It was around 11 a.m. on April 11, 1994, our second day in the United Nations military camp at ETO Kicukiro. The Belgium contingent of UN soldiers had decided to leave Rwanda after ten of their soldiers were brutally killed trying to protect the Prime Minister, Ms. Agatha Uwilingiyimana. My father, the Mayor, was commissioned to break the news to the 4,000 refugees gathered there.
"The Belgium UN soldiers have been ordered to leave the country." Before he could finish, we all started screaming, "We are going to be killed! We are going to be killed!"
Some refugees laid down in the driveway to the North Gate, hoping the UN trucks would be too afraid to run over them and stay. We begged the United Nations military to remain, but they were resolute. The UN Chief called for expatriates to come forward to be taken to the airport—they had to evacuate immediately.
The UN even approached my father, offering to rescue him and our family to Belgium. "I cannot leave my people," he replied. As refugees, we kept screaming, "Please do not leave! We are going to be killed!" But our cries didn't help. In less than an hour, the entire Belgium contingent was gone, leaving us helpless in the hands of killers.
The Horror Begins
That day was the start of the horrors I'd witness: beheadings, rapes, tortures. I was ashamed to be human. We had chickens as pets for eggs, and I loved them. That day, I wished I was a chicken (je souhaitais devenir une poule).
The Interahamwe militia and the army attacked ETO Kicukiro the moment the UN left. Children and women were locked in a big hall within the camp, a vast place with helicopter pads, sports courts, rooms, and chapels. The men refused to die like dogs. They grabbed brooms and sticks; some went to the North Gate to fight, others guarded our hall.
Within minutes, half the men at the North Gate were dead. The survivors ran back, bleeding, and opened the hall, shouting for us to run to the South Gate and the National Stadium in Remera, where the Bangladesh UN army was still present.
The Journey to Nyanza Hill
I stayed with the weak, sick, and older women and children, waiting. My stepmother ran with my young sister. My uncle Gahongayire, a teenager and my dad's younger brother, hugged me and told me to keep my sweater on—it was raining, and I had pneumonia.

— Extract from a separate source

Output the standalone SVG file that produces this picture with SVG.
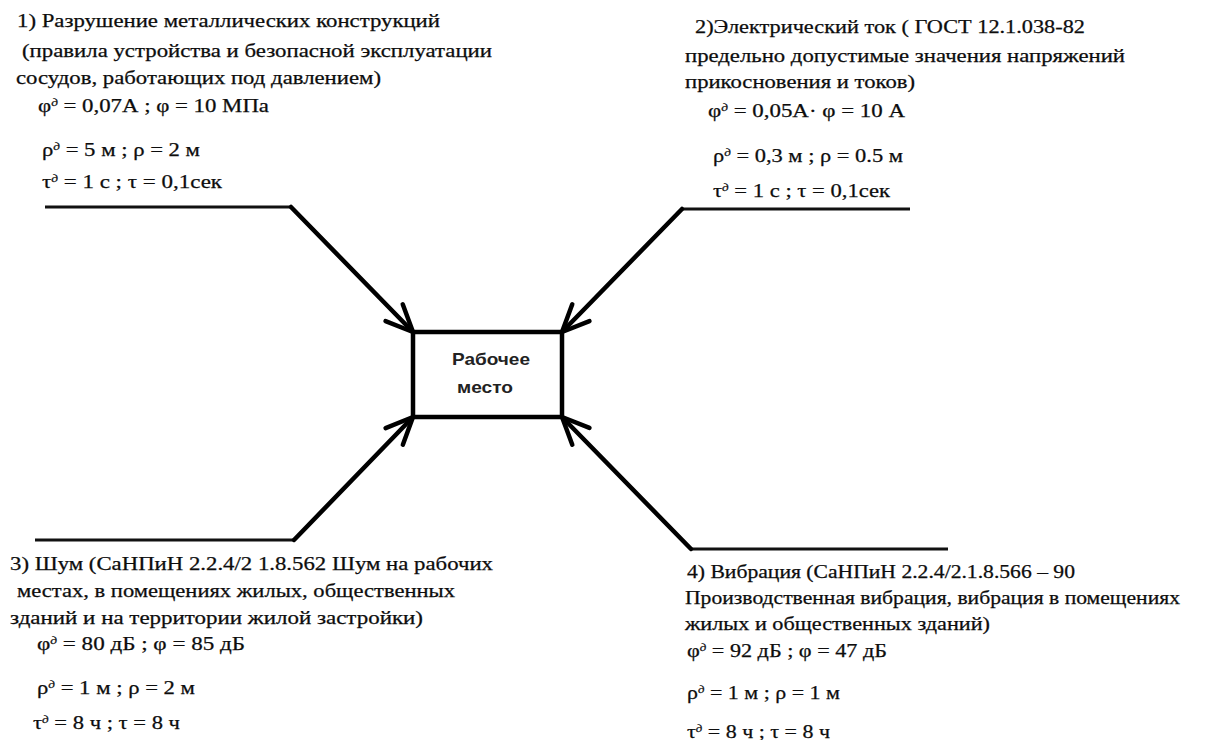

Gahongayire was a smart high school kid who carried his report card in his pocket. On the way to Nyanza hill, he showed it to everyone, saying, "You are going to kill a smart kid." He had a tiny mustache, and in our culture, touching a man's mustache is rude. I'd touched his before, and we'd fought like siblings. He was more big brother than uncle.
The Interahamwe and army burst into the hall, shouting, throwing grenades. I couldn't believe my eyes. I was 10 years, 10 months, and 3 days old, and I want my memory frozen there. I still can't stand children crying—it reminds me of us crying so hard, only to be silenced by a killer with a long gun yelling, "Silence, imbeciles!"

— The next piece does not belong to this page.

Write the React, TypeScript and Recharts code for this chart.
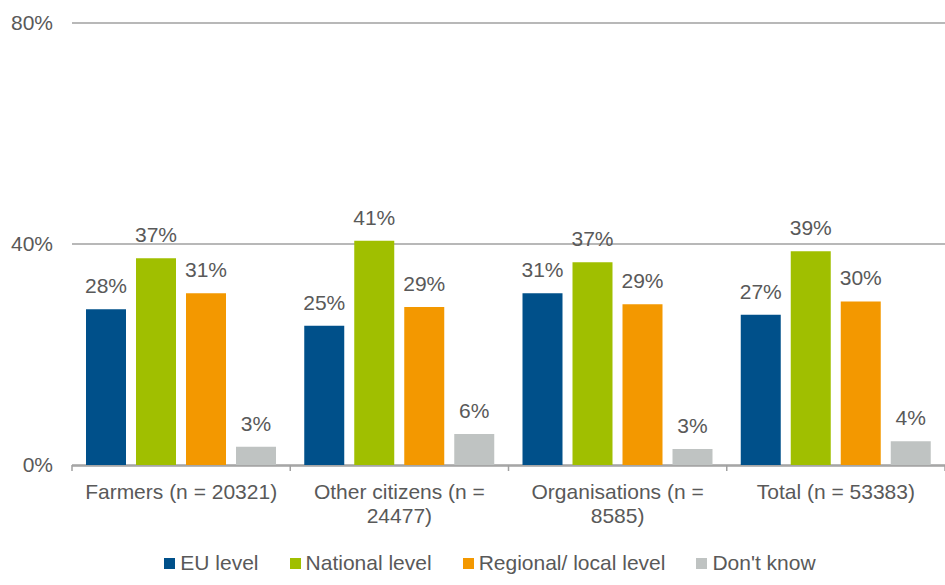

The Trail of Tears and Blood
We were marched to Nyanza hill, a two-hour walk under rain, escorted by trucks with heavy guns. As 4,000 refugees, we were led to our death, some killed along the way.
Refugees sang Christian songs on this "trail of tears and blood," calling to the white God for rescue, but no help came. I remember the children's cries, the blood, the grenades, the bullets like rain, the machetes, the clubs, the Interahamwe's chilling chants.
My uncle Gahongayire, our housemaids, and a family of 40 hiding in my home all perished at Nyanza hill. My life changed forever. I grew gray hair at 10 years and 10 months. My 8-year-old sister was found among the dead by soldiers and spent three months with them at the war front, hiding in trenches (indake). After the war, they handed her to an orphanage, and a friend rescued her. When we reunited, she couldn't speak, and she's never shared those three months.
Living With Memory
We survived more killings, even got accused of being "genocidaires." My memory stays vivid—I remember names, streets. I want to keep writing my story as that 10-year-old. My tale might not be politically correct, but it's my raw truth.
Now, with kids of my own, the memories hit harder. I think of the children killed that day and see my own in them. Of the 40-plus people sheltering in my house before the camp, fewer than 10 survived—mothers, kids, young people. I can't erase these memories, but God gave me more days, and I owe it to live meaningfully.
April 11 is my Apocalypse. I comfort those who remember it with me. It's taboo to tell this story, but I do. My heart and mind can't rest. Survivors of the worst have the right to speak.
Help me remember the Trail of Tears of 1994.